_Short exercise:_ Restate the full listing word for word and leave the pictures out.

_Supplied information:_

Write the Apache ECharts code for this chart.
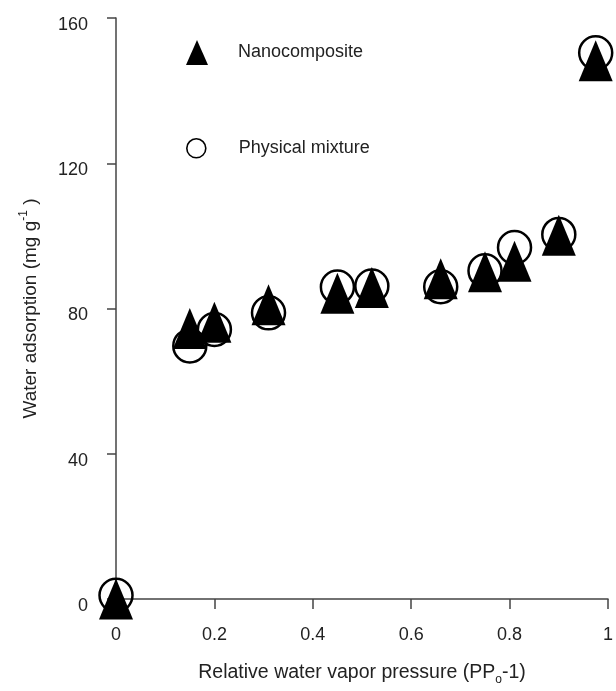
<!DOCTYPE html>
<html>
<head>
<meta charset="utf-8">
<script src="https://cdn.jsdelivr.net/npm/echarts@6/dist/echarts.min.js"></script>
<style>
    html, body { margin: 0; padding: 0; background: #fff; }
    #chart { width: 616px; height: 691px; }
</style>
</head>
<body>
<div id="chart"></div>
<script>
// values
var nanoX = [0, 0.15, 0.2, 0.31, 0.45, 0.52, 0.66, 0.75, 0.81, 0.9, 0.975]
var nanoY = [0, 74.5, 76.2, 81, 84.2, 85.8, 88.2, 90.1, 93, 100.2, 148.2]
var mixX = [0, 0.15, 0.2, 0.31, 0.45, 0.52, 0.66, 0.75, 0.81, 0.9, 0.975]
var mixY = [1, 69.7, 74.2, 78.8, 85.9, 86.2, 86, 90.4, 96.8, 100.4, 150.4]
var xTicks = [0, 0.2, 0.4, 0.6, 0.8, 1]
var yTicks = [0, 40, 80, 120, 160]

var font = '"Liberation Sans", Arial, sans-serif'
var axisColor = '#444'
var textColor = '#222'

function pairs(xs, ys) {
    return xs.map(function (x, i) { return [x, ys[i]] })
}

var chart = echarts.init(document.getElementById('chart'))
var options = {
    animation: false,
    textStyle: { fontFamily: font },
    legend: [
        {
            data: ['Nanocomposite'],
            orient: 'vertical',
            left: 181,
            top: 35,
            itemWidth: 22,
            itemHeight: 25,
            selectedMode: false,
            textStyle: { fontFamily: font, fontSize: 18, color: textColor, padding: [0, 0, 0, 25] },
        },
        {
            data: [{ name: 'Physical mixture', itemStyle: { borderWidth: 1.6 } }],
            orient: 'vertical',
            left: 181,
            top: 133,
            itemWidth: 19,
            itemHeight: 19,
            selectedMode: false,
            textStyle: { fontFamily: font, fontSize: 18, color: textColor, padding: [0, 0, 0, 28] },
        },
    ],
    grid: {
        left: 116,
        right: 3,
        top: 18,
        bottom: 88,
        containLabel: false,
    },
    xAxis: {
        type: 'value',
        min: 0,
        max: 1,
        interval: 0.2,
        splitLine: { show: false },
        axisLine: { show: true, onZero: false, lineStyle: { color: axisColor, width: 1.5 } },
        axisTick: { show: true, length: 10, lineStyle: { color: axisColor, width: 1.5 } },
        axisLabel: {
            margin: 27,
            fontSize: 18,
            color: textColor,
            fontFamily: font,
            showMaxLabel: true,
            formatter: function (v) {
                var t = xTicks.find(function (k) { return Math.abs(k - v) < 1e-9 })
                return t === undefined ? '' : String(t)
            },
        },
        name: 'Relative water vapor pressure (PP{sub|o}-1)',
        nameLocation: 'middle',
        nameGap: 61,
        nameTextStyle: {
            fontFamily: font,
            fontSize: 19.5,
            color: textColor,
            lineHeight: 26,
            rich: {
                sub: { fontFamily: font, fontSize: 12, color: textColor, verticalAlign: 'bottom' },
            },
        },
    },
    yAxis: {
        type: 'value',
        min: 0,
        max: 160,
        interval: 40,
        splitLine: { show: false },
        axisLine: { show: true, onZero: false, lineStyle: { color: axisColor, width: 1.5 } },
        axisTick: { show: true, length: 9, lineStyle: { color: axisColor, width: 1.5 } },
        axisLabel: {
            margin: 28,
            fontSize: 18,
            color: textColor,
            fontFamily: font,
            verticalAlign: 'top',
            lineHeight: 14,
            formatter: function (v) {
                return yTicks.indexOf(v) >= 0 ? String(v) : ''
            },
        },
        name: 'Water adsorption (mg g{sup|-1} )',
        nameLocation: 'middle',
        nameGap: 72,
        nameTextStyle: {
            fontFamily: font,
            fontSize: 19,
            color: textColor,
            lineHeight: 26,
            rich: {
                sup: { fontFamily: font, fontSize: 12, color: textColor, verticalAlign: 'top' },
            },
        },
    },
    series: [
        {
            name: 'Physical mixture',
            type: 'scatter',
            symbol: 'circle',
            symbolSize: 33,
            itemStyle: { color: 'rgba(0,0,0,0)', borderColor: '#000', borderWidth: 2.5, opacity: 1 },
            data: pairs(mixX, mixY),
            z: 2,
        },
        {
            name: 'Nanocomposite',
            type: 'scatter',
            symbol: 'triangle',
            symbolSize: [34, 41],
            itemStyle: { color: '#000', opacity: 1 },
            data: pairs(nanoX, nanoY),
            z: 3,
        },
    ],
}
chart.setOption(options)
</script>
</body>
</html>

_Result of this task:_
Write the Apache ECharts code for this chart.
<!DOCTYPE html>
<html>
<head>
<meta charset="utf-8">
<script src="https://cdn.jsdelivr.net/npm/echarts@6/dist/echarts.min.js"></script>
<style>
    html, body { margin: 0; padding: 0; background: #fff; }
    #chart { width: 616px; height: 691px; }
</style>
</head>
<body>
<div id="chart"></div>
<script>
// values
var nanoX = [0, 0.15, 0.2, 0.31, 0.45, 0.52, 0.66, 0.75, 0.81, 0.9, 0.975]
var nanoY = [0, 74.5, 76.2, 81, 84.2, 85.8, 88.2, 90.1, 93, 100.2, 148.2]
var mixX = [0, 0.15, 0.2, 0.31, 0.45, 0.52, 0.66, 0.75, 0.81, 0.9, 0.975]
var mixY = [1, 69.7, 74.2, 78.8, 85.9, 86.2, 86, 90.4, 96.8, 100.4, 150.4]
var xTicks = [0, 0.2, 0.4, 0.6, 0.8, 1]
var yTicks = [0, 40, 80, 120, 160]

var font = '"Liberation Sans", Arial, sans-serif'
var axisColor = '#444'
var textColor = '#222'

function pairs(xs, ys) {
    return xs.map(function (x, i) { return [x, ys[i]] })
}

var chart = echarts.init(document.getElementById('chart'))
var options = {
    animation: false,
    textStyle: { fontFamily: font },
    legend: [
        {
            data: ['Nanocomposite'],
            orient: 'vertical',
            left: 181,
            top: 35,
            itemWidth: 22,
            itemHeight: 25,
            selectedMode: false,
            textStyle: { fontFamily: font, fontSize: 18, color: textColor, padding: [0, 0, 0, 25] },
        },
        {
            data: [{ name: 'Physical mixture', itemStyle: { borderWidth: 1.6 } }],
            orient: 'vertical',
            left: 181,
            top: 133,
            itemWidth: 19,
            itemHeight: 19,
            selectedMode: false,
            textStyle: { fontFamily: font, fontSize: 18, color: textColor, padding: [0, 0, 0, 28] },
        },
    ],
    grid: {
        left: 116,
        right: 3,
        top: 18,
        bottom: 88,
        containLabel: false,
    },
    xAxis: {
        type: 'value',
        min: 0,
        max: 1,
        interval: 0.2,
        splitLine: { show: false },
        axisLine: { show: true, onZero: false, lineStyle: { color: axisColor, width: 1.5 } },
        axisTick: { show: true, length: 10, lineStyle: { color: axisColor, width: 1.5 } },
        axisLabel: {
            margin: 27,
            fontSize: 18,
            color: textColor,
            fontFamily: font,
            showMaxLabel: true,
            formatter: function (v) {
                var t = xTicks.find(function (k) { return Math.abs(k - v) < 1e-9 })
                return t === undefined ? '' : String(t)
            },
        },
        name: 'Relative water vapor pressure (PP{sub|o}-1)',
        nameLocation: 'middle',
        nameGap: 61,
        nameTextStyle: {
            fontFamily: font,
            fontSize: 19.5,
            color: textColor,
            lineHeight: 26,
            rich: {
                sub: { fontFamily: font, fontSize: 12, color: textColor, verticalAlign: 'bottom' },
            },
        },
    },
    yAxis: {
        type: 'value',
        min: 0,
        max: 160,
        interval: 40,
        splitLine: { show: false },
        axisLine: { show: true, onZero: false, lineStyle: { color: axisColor, width: 1.5 } },
        axisTick: { show: true, length: 9, lineStyle: { color: axisColor, width: 1.5 } },
        axisLabel: {
            margin: 28,
            fontSize: 18,
            color: textColor,
            fontFamily: font,
            verticalAlign: 'top',
            lineHeight: 14,
            formatter: function (v) {
                return yTicks.indexOf(v) >= 0 ? String(v) : ''
            },
        },
        name: 'Water adsorption (mg g{sup|-1} )',
        nameLocation: 'middle',
        nameGap: 72,
        nameTextStyle: {
            fontFamily: font,
            fontSize: 19,
            color: textColor,
            lineHeight: 26,
            rich: {
                sup: { fontFamily: font, fontSize: 12, color: textColor, verticalAlign: 'top' },
            },
        },
    },
    series: [
        {
            name: 'Physical mixture',
            type: 'scatter',
            symbol: 'circle',
            symbolSize: 33,
            itemStyle: { color: 'rgba(0,0,0,0)', borderColor: '#000', borderWidth: 2.5, opacity: 1 },
            data: pairs(mixX, mixY),
            z: 2,
        },
        {
            name: 'Nanocomposite',
            type: 'scatter',
            symbol: 'triangle',
            symbolSize: [34, 41],
            itemStyle: { color: '#000', opacity: 1 },
            data: pairs(nanoX, nanoY),
            z: 3,
        },
    ],
}
chart.setOption(options)
</script>
</body>
</html>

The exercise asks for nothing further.